菲利普·雷斯尼克(Philip Resnik)
金融领域是如何……
彼得·布朗
你们是问,我们怎么知道其他人是不是也发现了这些信号( how do we know whether other people are finding out these signals also )?
我们无法确知别人发现了哪些具体信号,但能观察到:十年前开发的交易系统会随时间逐渐失效( We don’t know which exactly signal they’re finding, but what we can see is that a system from 10 years ago or something like that, gradually degrades with time ),那一定说明别人也开始使用类似的东西也在进步了。所以我们只好不断扩展系统、雇更多人——挺烦人的,但现实就是这样( we just have to keep extending the building and hiring more people and it’s annoying but that’s the way it is )。
菲利普·雷斯尼克
类似地,我还有个好奇的点——既然我们指出了这么多相似之处,在方法论层面,这个房间里很多人( 弗朗兹,你算是这方面的大师 )都在做的一件事就是"基于错误的系统改进"( error driven improvement of systems )。

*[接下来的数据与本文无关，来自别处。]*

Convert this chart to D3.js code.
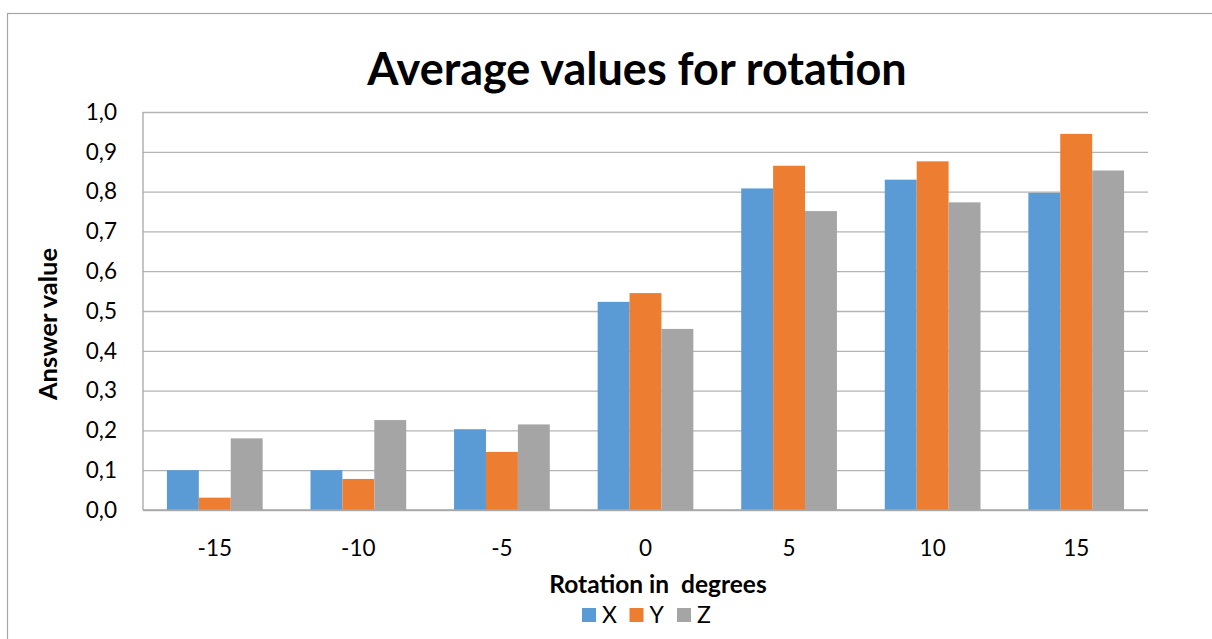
<!DOCTYPE html>
<html>
<head>
<meta charset="utf-8">
<script src="https://cdn.jsdelivr.net/npm/d3@7"></script>
<style>
  html, body { margin: 0; padding: 0; background: #ffffff; }
  svg { display: block; font-family: Lato, "Open Sans", sans-serif; }
</style>
</head>
<body>
<svg id="chart" width="1212" height="639"></svg>
<script>
// Rotation angles (x categories)
const categories = ["-15", "-10", "-5", "0", "5", "10", "15"];
// Series names
const seriesNames = ["X", "Y", "Z"];
// Average answer value per rotation, one array per series
const valuesX = [0.100, 0.100, 0.203, 0.523, 0.808, 0.830, 0.797];
const valuesY = [0.031, 0.078, 0.146, 0.545, 0.865, 0.876, 0.945];
const valuesZ = [0.180, 0.226, 0.215, 0.455, 0.751, 0.773, 0.853];
// Y axis ticks
const yTicks = [0, 0.1, 0.2, 0.3, 0.4, 0.5, 0.6, 0.7, 0.8, 0.9, 1.0];

const colors = ["#5B9BD5", "#ED7D31", "#A5A5A5"];
const seriesValues = [valuesX, valuesY, valuesZ];

const svg = d3.select("#chart");

// Chart frame
svg.append("rect")
  .attr("x", 7.5).attr("y", 13.5)
  .attr("width", 1220).attr("height", 700)
  .attr("fill", "#ffffff")
  .attr("stroke", "#a6a6a6").attr("stroke-width", 1.2);

const plot = { left: 143, right: 1148, top: 112, bottom: 510 };

const x0 = d3.scaleBand()
  .domain(categories)
  .range([plot.left, plot.right])
  .paddingInner(1 / 3)
  .paddingOuter(1 / 6);

const x1 = d3.scaleBand()
  .domain(seriesNames)
  .range([0, x0.bandwidth()]);

const y = d3.scaleLinear()
  .domain([0, 1])
  .range([plot.bottom, plot.top]);

const fmt = v => d3.format(".1f")(v).replace(".", ",");

// Horizontal gridlines and y tick labels
const yAxis = d3.axisLeft(y)
  .tickValues(yTicks)
  .tickFormat(fmt)
  .tickSize(-(plot.right - plot.left))
  .tickPadding(26);

const gy = svg.append("g")
  .attr("transform", `translate(${plot.left},0)`)
  .call(yAxis);
gy.select(".domain").remove();
gy.selectAll(".tick line")
  .attr("stroke", "#b3b3b3").attr("stroke-width", 1.3);
gy.selectAll(".tick text")
  .attr("fill", "#000").attr("font-size", 22.5)
  .attr("font-family", "Lato, sans-serif");

// Left axis line
svg.append("line")
  .attr("x1", plot.left).attr("x2", plot.left)
  .attr("y1", plot.top).attr("y2", plot.bottom)
  .attr("stroke", "#a6a6a6").attr("stroke-width", 1.3);

// Bars
const groups = svg.append("g")
  .selectAll("g")
  .data(categories)
  .join("g")
  .attr("transform", d => `translate(${x0(d)},0)`);

groups.selectAll("rect")
  .data((c, i) => seriesNames.map((s, k) => ({ s, v: seriesValues[k][i], k })))
  .join("rect")
  .attr("x", d => x1(d.s))
  .attr("width", x1.bandwidth())
  .attr("y", d => y(d.v))
  .attr("height", d => y(0) - y(d.v))
  .attr("fill", d => colors[d.k]);

// Baseline
svg.append("line")
  .attr("x1", plot.left).attr("x2", plot.right)
  .attr("y1", y(0)).attr("y2", y(0))
  .attr("stroke", "#a6a6a6").attr("stroke-width", 1.3);

// X axis labels
const xAxis = d3.axisBottom(x0).tickSize(0).tickPadding(30);
const gx = svg.append("g")
  .attr("transform", `translate(0,${plot.bottom})`)
  .call(xAxis);
gx.select(".domain").remove();
gx.selectAll(".tick text")
  .attr("fill", "#000").attr("font-size", 22.5)
  .attr("font-family", "Lato, sans-serif");

// Title
svg.append("text")
  .attr("x", 637).attr("y", 85)
  .attr("text-anchor", "middle")
  .attr("font-size", 45).attr("font-weight", "bold")
  .text("Average values for rotation");

// Axis titles
svg.append("text")
  .attr("x", 658).attr("y", 593)
  .attr("text-anchor", "middle")
  .attr("font-size", 24.5).attr("font-weight", "bold")
  .attr("xml:space", "preserve")
  .style("white-space", "pre")
  .text("Rotation in  degrees");

svg.append("text")
  .attr("transform", "translate(57,324) rotate(-90)")
  .attr("text-anchor", "middle")
  .attr("font-size", 25.5).attr("font-weight", "bold")
  .text("Answer value");

// Legend
const legend = svg.append("g").attr("transform", "translate(582,608)");
const item = legend.selectAll("g")
  .data(seriesNames)
  .join("g")
  .attr("transform", (d, i) => `translate(${i * 47.5},0)`);
item.append("rect")
  .attr("width", 14).attr("height", 14)
  .attr("fill", (d, i) => colors[i]);
item.append("text")
  .attr("x", 20).attr("y", 15)
  .attr("font-size", 23)
  .text(d => d);
</script>
</body>
</html>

这不仅仅是推动模型向前发展,而是会实际观察模型的输出,并利用这些反馈逆向优化。我想问的是——在你们能透露的范围内,这个问题应该足够宏观不会涉及敏感细节——从方法论来看:是单纯依靠大量数据运算和证据组合来试错?还是保留了传统错误分析的方式?虽然数据驱动,但需要人工研判"这条路径是否将我们引入歧途"?这种分析在你们的流程中占多大比重?
鲍勃·默瑟
这个问题我其实也不太确定。但我可以说这样一件事:彼得提到了“把事情做对”的重要性。我们刚加入文艺复兴科技基金的时候,当时那些人其实并不擅长构建大型系统( The people at Renaissance, when we arrived, didn’t really know how to make big systems )。许多来文艺复兴科技工作的人都以为自己会去发现信号,我想彼得和我当时也以为我们会预测“明天苹果的股价”这种事情。确实有些人就是干这个的,有些人干得比别人更好。我自己其实并不寻找信号。那些做这事的人,你可以把他们看作“淘金者”:他们能指出某个地方说,“我觉得那里可能有金子”,结果还真有。另外一些人就是随便挖个洞,然后说“再挖一个”,其实他根本不知道自己在干啥——但他也许也能挖出点东西。我觉得我们俩都没法详细评论这些“找信号”的过程,这真的是一种“直觉”,有些人就是有这种天赋。
大卫·亚罗斯基(David Yarowsky)
听起来你们像是在打仗啊。是不是和图灵破解“恩尼格玛”( Enigma )时一样紧张?如果赚钱不是问题,如果你们能保持现在的收入水平——你们更喜欢哪种工作?
彼得·布朗
你们做的事情其实更有意思。
鲍勃·默瑟
我肯定选现在的工作。虽然是一种战争,但比图灵那个和平多了。
彼得·布朗
我的梦想是退休后回归学术。你们干的事实在是太有趣了。不过鲍勃花钱太猛了,所以…… [笑声]
莱恩·施瓦茨(Lane Schwartz)
你们其中某篇论文里说过这么一句话,我记得是:“做统计自然语言处理的人,是统计建模里收入最低的;而做华尔街投机的,是收入最高的( it’s about the statistical NLP people are one of the least-paid statistical modelers, and that the Wall Street speculators are about the most paid )。”你们是这样觉得的吗?[笑声]
彼得·布朗
我觉得谷歌现在也赚了很多钱。那边肯定也有人做对了什么事情。虽然也许钱没流到具体员工手里,我就不知道了。
史蒂芬·德拉·皮特拉(Stephen Della Pietra)
我们刚进金融行业那会儿,公司才 30 个人。那时候真的很令人兴奋,因为我们又站在了一个新起点上。跟所有事情一样,随着时间发展、规模变大,就没那么令人兴奋了。所以现在不太一样了。
彼得·布朗
好,非常感谢大家邀请我们!
菲利普·雷斯尼克
谢谢你们![掌声]
克里斯·戴尔(Chris Dyer)
好的,午饭时间到三点,做海报展示的同学请提前回来。